Among the proposed changes to be phased in during the next 10 years:

• Hubs would be created in Kona, Waimea, Keaau and Pahoa, with “spokes” leaving from the hubs to serve nearby communities.

• Service would be added to the Ellison Onizuka Kona International Airport. Four Kona-oriented circulator routes would replace the current Intra-Kona service. Kona also would get a maintenance facility.

• New service would be added in Hawaiian Paradise Park to serve Shower Drive and the future park and regional center on Kaloli Drive. One new trip for a total of four trips would be provided to Kalapana via the Red Road, operating in alternating directions.

• On-demand paratransit services would be added in some areas, as well as reservation-based flex service, express routes and Sunday service on some routes.

Consultants also are recommending a van pool subsidy program and expanding the current taxi voucher system and bike share program. The taxi program currently is only in Hilo, while the bike share program is only in Kona.

Consultants acknowledged that expanded bike programs would be reliant on other improvements, such as bicycle lanes or sidewalks.

“It’s kind of dangerous for people to have these bikes and ride them,” said former Hilo Councilman Dennis “Fresh” Onishi.

Federal grants for six new smaller buses were recently approved.

The 15- to 26-seat buses will be used for regular routes, supplementing larger buses that run the long hauls. The county will pay 20 percent of the cost of each bus, while the federal grant pays 80 percent.
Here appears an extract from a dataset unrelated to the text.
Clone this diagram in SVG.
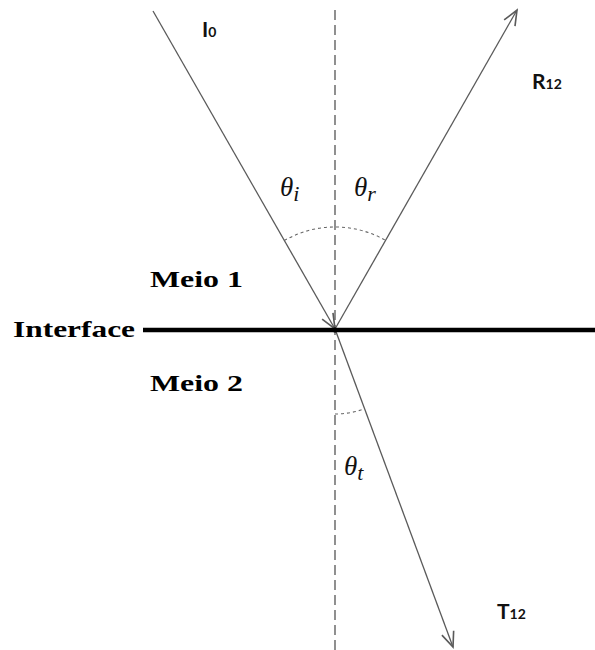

The buses are estimated at $120,000 to $140,000 each.

Consultant Linda Frysztacki said the group noticed early on the timing of the routes hasn’t kept up with changes in traffic.

“The buses at most should be five or six minutes late,” Frysztacki said. “Not 30 minutes late, not 40 minutes late.”

Most riders pay a fare of $1 or $2 each way, but the amount isn’t nearly enough to cover the program. An estimated 750,000 people ride the Hele-On system annually, at an estimated cost to taxpayers of $16.01 each.